→ Task details: Your task is to retype, word for word, the lines from the start of the data through the line holding "const ramingHoog = [138.9, 133.4, 123.1];". Do not include the pictures.

==== Dataset content

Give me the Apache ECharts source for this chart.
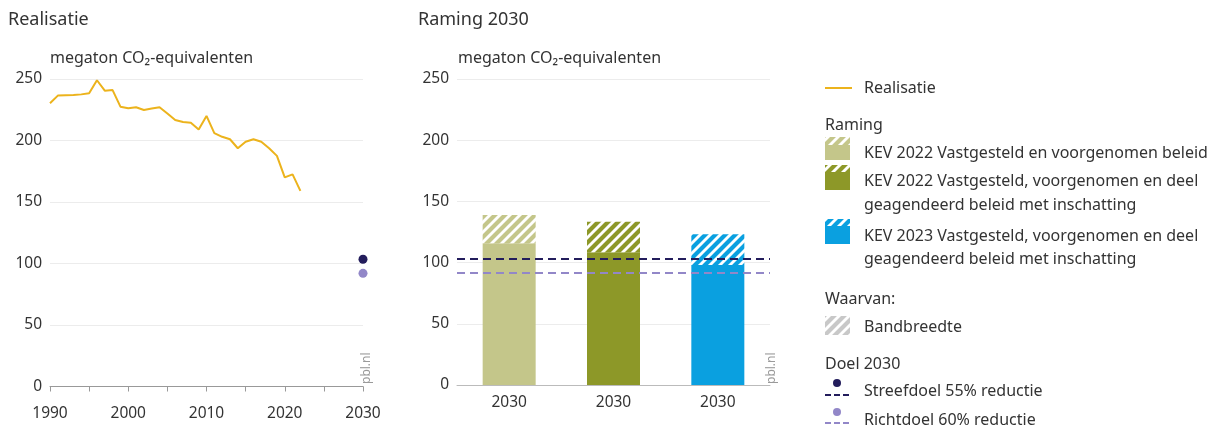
<!DOCTYPE html>
<html><head><meta charset="utf-8">
<script src="https://cdn.jsdelivr.net/npm/echarts@6/dist/echarts.min.js"></script>
<style>html,body{margin:0;padding:0;background:#fff}#c{width:1221px;height:427px}</style>
</head><body><div id="c"></div>
<script>
// ---- data ----
const years = [1990,1991,1992,1993,1994,1995,1996,1997,1998,1999,2000,2001,2002,2003,2004,2005,2006,2007,2008,2009,2010,2011,2012,2013,2014,2015,2016,2017,2018,2019,2020,2021,2022];
const realisatie = [230.3,236.5,236.8,237,237.5,238.4,249,240.5,241,227.5,226.2,227,224.8,226,227,222,216.7,215,214.5,209,220,206,203,201,193.7,199,201,199,193.7,187.5,170,172.5,159];
const doelJaar = 2030;
const streefdoel = 103.5;  // 55% reductie
const richtdoel = 92;      // 60% reductie
const scenarios = ['KEV 2022 VV', 'KEV 2022 VVD', 'KEV 2023 VVD'];
const scenarioLabels = ['2030','2030','2030'];
const ramingLaag = [115.8, 108.4, 98];
const ramingHoog = [138.9, 133.4, 123.1];

// ---- styles ----
const barColors = ['#c4c68a', '#8d9828', '#0aa0e0'];
const lineColor = '#ecb31c';
const streefColor = '#231d5c';
const richtColor = '#9287c8';
const textColor = '#333';
const FONT = '"Noto Sans", "Open Sans", sans-serif';

function hatch(color) {
  const s = 10;
  const c = document.createElement('canvas');
  c.width = s; c.height = s;
  const g = c.getContext('2d');
  g.fillStyle = '#fff'; g.fillRect(0,0,s,s);
  g.strokeStyle = color; g.lineWidth = 4.2;
  g.beginPath();
  g.moveTo(-s/2, s/2); g.lineTo(s/2, -s/2);
  g.moveTo(0, s); g.lineTo(s, 0);
  g.moveTo(s/2, s*1.5); g.lineTo(s*1.5, s/2);
  g.stroke();
  return c;
}
const pat = c => ({ image: hatch(c), repeat: 'repeat' });

const chart = echarts.init(document.getElementById('c'), null, {renderer: 'canvas'});

const yAxisCommon = {
  type: 'value', min: 0, max: 250, interval: 50,
  axisLine: {show: false}, axisTick: {show: false},
  splitLine: {lineStyle: {color: '#ececec', width: 1}},
  axisLabel: {color: textColor, fontSize: 15.5, fontFamily: FONT, margin: 8}
};

const legendX = 825, textX = 864;
const lf = '16px ' + FONT;
function txt(x, y, s, extra) {
  return Object.assign({type: 'text', x: x, y: y, silent: true,
    style: {text: s, font: lf, fill: textColor, verticalAlign: 'middle'}}, extra || {});
}
function swatch(y, h, color, hatchH) {
  return [
    {type: 'rect', shape: {x: legendX, y: y, width: 25, height: h}, style: {fill: color}},
    {type: 'rect', shape: {x: legendX, y: y, width: 25, height: hatchH}, style: {fill: pat(color)}}
  ];
}

const graphics = [
  {type: 'text', x: 8, y: 20, style: {text: 'Realisatie', font: '18px ' + FONT, fill: textColor, verticalAlign: 'middle'}},
  {type: 'text', x: 418, y: 20, style: {text: 'Raming 2030', font: '18px ' + FONT, fill: textColor, verticalAlign: 'middle'}},
  {type: 'text', x: 50, y: 58, style: {text: 'megaton CO₂-equivalenten', font: '16px ' + FONT, fill: textColor, verticalAlign: 'middle'}},
  {type: 'text', x: 458, y: 58, style: {text: 'megaton CO₂-equivalenten', font: '16px ' + FONT, fill: textColor, verticalAlign: 'middle'}},
  {type: 'text', x: 367, y: 384, rotation: Math.PI/2, style: {text: 'pbl.nl', font: '12px ' + FONT, fill: '#9a9a9a', verticalAlign: 'middle'}},
  {type: 'text', x: 772, y: 384, rotation: Math.PI/2, style: {text: 'pbl.nl', font: '12px ' + FONT, fill: '#9a9a9a', verticalAlign: 'middle'}},
  // legend
  {type: 'line', shape: {x1: legendX, y1: 88, x2: legendX + 27, y2: 88}, style: {stroke: lineColor, lineWidth: 2}},
  txt(textX, 88, 'Realisatie'),
  txt(legendX, 125, 'Raming'),
  ...swatch(137, 23, barColors[0], 8),
  txt(textX, 153, 'KEV 2022 Vastgesteld en voorgenomen beleid'),
  ...swatch(165, 25, barColors[1], 7),
  txt(textX, 181, 'KEV 2022 Vastgesteld, voorgenomen en deel'),
  txt(textX, 205, 'geagendeerd beleid met inschatting'),
  ...swatch(219, 25, barColors[2], 7),
  txt(textX, 236, 'KEV 2023 Vastgesteld, voorgenomen en deel'),
  txt(textX, 259, 'geagendeerd beleid met inschatting'),
  txt(legendX, 299, 'Waarvan:'),
  {type: 'rect', shape: {x: legendX, y: 316, width: 25, height: 19}, style: {fill: pat('#c8c8c8')}},
  txt(textX, 327, 'Bandbreedte'),
  txt(legendX, 364, 'Doel 2030'),
  {type: 'circle', shape: {cx: 837, cy: 383, r: 4}, style: {fill: streefColor}},
  {type: 'line', shape: {x1: legendX, y1: 395, x2: legendX + 25, y2: 395}, style: {stroke: streefColor, lineWidth: 2, lineDash: [6, 3]}},
  txt(textX, 391, 'Streefdoel 55% reductie'),
  {type: 'circle', shape: {cx: 837, cy: 412, r: 4}, style: {fill: richtColor}},
  {type: 'line', shape: {x1: legendX, y1: 423, x2: legendX + 25, y2: 423}, style: {stroke: richtColor, lineWidth: 2, lineDash: [6, 3]}},
  txt(textX, 420, 'Richtdoel 60% reductie')
];

const option = {
  backgroundColor: '#fff',
  animation: false,
  textStyle: {fontFamily: FONT},
  grid: [
    {left: 50, right: 1221 - 363, top: 79, bottom: 427 - 386.5},
    {left: 457, right: 1221 - 770, top: 79, bottom: 427 - 385}
  ],
  xAxis: [
    {gridIndex: 0, type: 'value', min: 1990, max: 2030, interval: 5,
     axisLine: {lineStyle: {color: '#999'}},
     axisTick: {show: true, length: 5, lineStyle: {color: '#999'}},
     splitLine: {show: false},
     axisLabel: {color: textColor, fontSize: 15.5, fontFamily: FONT, margin: 19,
       formatter: v => (v % 10 === 0 ? String(v) : '')}},
    {gridIndex: 1, type: 'category', data: scenarios,
     axisLine: {lineStyle: {color: '#bbb'}}, axisTick: {show: false},
     axisLabel: {color: textColor, fontSize: 15.5, fontFamily: FONT, margin: 10,
       formatter: (v, i) => scenarioLabels[i]}}
  ],
  yAxis: [
    Object.assign({gridIndex: 0}, yAxisCommon),
    Object.assign({gridIndex: 1}, yAxisCommon)
  ],
  series: [
    {type: 'line', xAxisIndex: 0, yAxisIndex: 0, data: years.map((y, i) => [y, realisatie[i]]),
     symbol: 'none', lineStyle: {color: lineColor, width: 2}, silent: true},
    {type: 'scatter', xAxisIndex: 0, yAxisIndex: 0, symbolSize: 9,
     data: [
       {value: [doelJaar, streefdoel], itemStyle: {color: streefColor, opacity: 1}},
       {value: [doelJaar, richtdoel], itemStyle: {color: richtColor, opacity: 1}}
     ], silent: true},
    {type: 'bar', xAxisIndex: 1, yAxisIndex: 1, stack: 'r', barWidth: 53,
     data: ramingLaag.map((v, i) => ({value: v, itemStyle: {color: barColors[i]}})), silent: true},
    {type: 'bar', xAxisIndex: 1, yAxisIndex: 1, stack: 'r', barWidth: 53,
     data: ramingHoog.map((v, i) => ({value: +(v - ramingLaag[i]).toFixed(2), itemStyle: {color: pat(barColors[i])}})),
     silent: true,
     markLine: {silent: true, symbol: 'none', label: {show: false},
       data: [
         {yAxis: streefdoel, lineStyle: {color: streefColor, width: 2, type: [8, 5]}},
         {yAxis: richtdoel, lineStyle: {color: richtColor, width: 2, type: [8, 5]}}
       ]}}
  ],
  graphic: graphics
};
chart.setOption(option);
</script></body></html>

========

→ Problem solution:
Give me the Apache ECharts source for this chart.
<!DOCTYPE html>
<html><head><meta charset="utf-8">
<script src="https://cdn.jsdelivr.net/npm/echarts@6/dist/echarts.min.js"></script>
<style>html,body{margin:0;padding:0;background:#fff}#c{width:1221px;height:427px}</style>
</head><body><div id="c"></div>
<script>
// ---- data ----
const years = [1990,1991,1992,1993,1994,1995,1996,1997,1998,1999,2000,2001,2002,2003,2004,2005,2006,2007,2008,2009,2010,2011,2012,2013,2014,2015,2016,2017,2018,2019,2020,2021,2022];
const realisatie = [230.3,236.5,236.8,237,237.5,238.4,249,240.5,241,227.5,226.2,227,224.8,226,227,222,216.7,215,214.5,209,220,206,203,201,193.7,199,201,199,193.7,187.5,170,172.5,159];
const doelJaar = 2030;
const streefdoel = 103.5;  // 55% reductie
const richtdoel = 92;      // 60% reductie
const scenarios = ['KEV 2022 VV', 'KEV 2022 VVD', 'KEV 2023 VVD'];
const scenarioLabels = ['2030','2030','2030'];
const ramingLaag = [115.8, 108.4, 98];
const ramingHoog = [138.9, 133.4, 123.1];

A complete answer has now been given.